"You are all that you have been."
As Dr. Diane Christian took us on a journey through our past semester's learning in English 375, Heaven, Hell and Judgment, she expressed many ideas but this is the one that stuck out to me the most.
This is the one I started to think about. This is the one that I will most likely lay awake tonight, considering as I stare up at a ceiling full of inspiring quotations.
"You are all that you have been."
By all definitions it has been a "good" freshman year. I kept up with my studies and found a group of friends I'm convinced will follow me to the end (and I am willing to follow each of them just as far).
I've even given myself a purpose within the UB community as next year's senior photo editor here at The Spectrum.
Most importantly, however, I've started to be honest about who I am.
For five years, I've lied to myself about my sexuality. I have hated myself, struggling to change something that I now understand is simply impossible to change.

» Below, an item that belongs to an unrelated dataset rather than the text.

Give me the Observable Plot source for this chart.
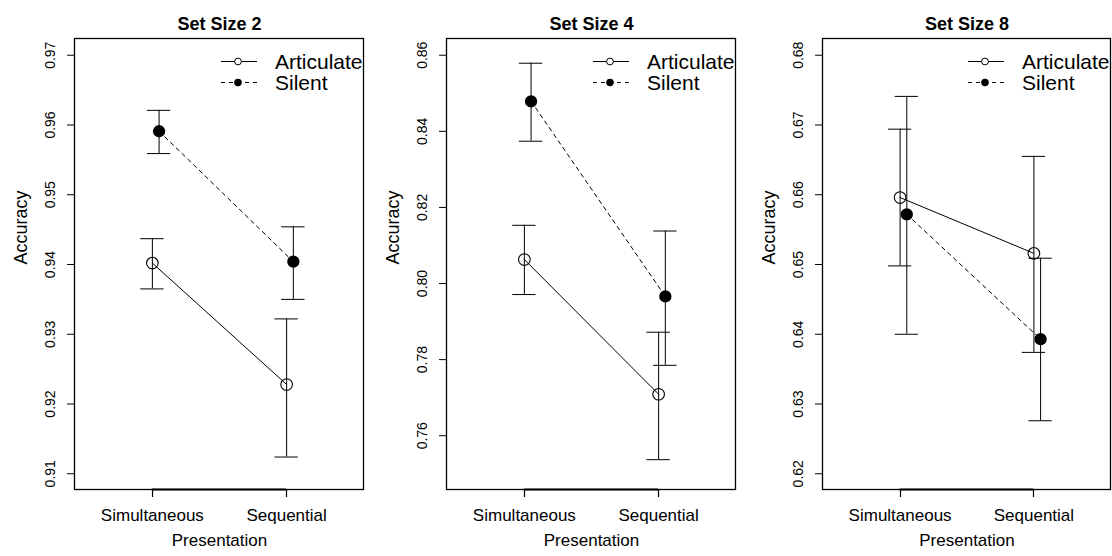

I am gay, and no matter what anyone tries to tell me, I know that is who I am and there is nothing wrong with that.
I am as God made me, and I will forever be proud to live the life He has blessed me with.
We all have something we lie to ourselves about. It might be our sexuality, a vice we cannot resist, or a viewpoint we are unwilling to admit. It is only natural to be ashamed of parts of ourselves, but a part of growing up is learning to accept those parts of ourselves we'd rather not.
I'm not saying I'm more of an adult than others. In fact, if you've seen me on campus, I'm far from "adulthood".
I'm the kid who sings on his way to classes, or at the very least mouths every single word to Shania Twain's "Man, I Feel Like A Woman!" as the song pumps through my ear buds. Not exactly the epitome of adulthood.
While I may not be an adult, I feel that I have achieved a certain level of understanding in my life. I hold a strong belief that every moment before the present influences who we are right now—even the seemingly insignificant ones.
Something as simple as a sneeze can save your life, if it serves to hold you back from stepping into oncoming traffic. Every moment counts, and every moment should be appreciated as such—an immeasurable gift that brought you to the moment of infinite possibility that we call "now."
If there is anything my freshman year has taught me, it can be quickly summed up in the memorable words of Dr. Christian, "you are all that you have been."
Every moment you are alive defines you. I am a homosexual male, but I am also a teenager mounting the stage, heart pounding as I reach out for my diploma.
I may be a college student partying at nightclubs, but I am also a three-year-old, content with a kiddy pool and a bucket in the backyard on a hot summer day.
You may be a college student or a professor, or even a visitor to our beautiful UB campus, but you are so much more than that. You are the son who once argued with his father about a curfew, or a sister who fought over who got to play with the Ken doll that afternoon.
You are a friend to someone and an idol to another.
You are a human being, blessed with yet another day on this amazing, complex, beautiful earth.
"You are what you have been."
The past is set. You cannot change who you have been but the future is undetermined. Who you will be is up to you so make every moment count. Appreciate all that has brought you here and above all, be true to yourself.
Because in the end, who you are is really all you get to claim as your own.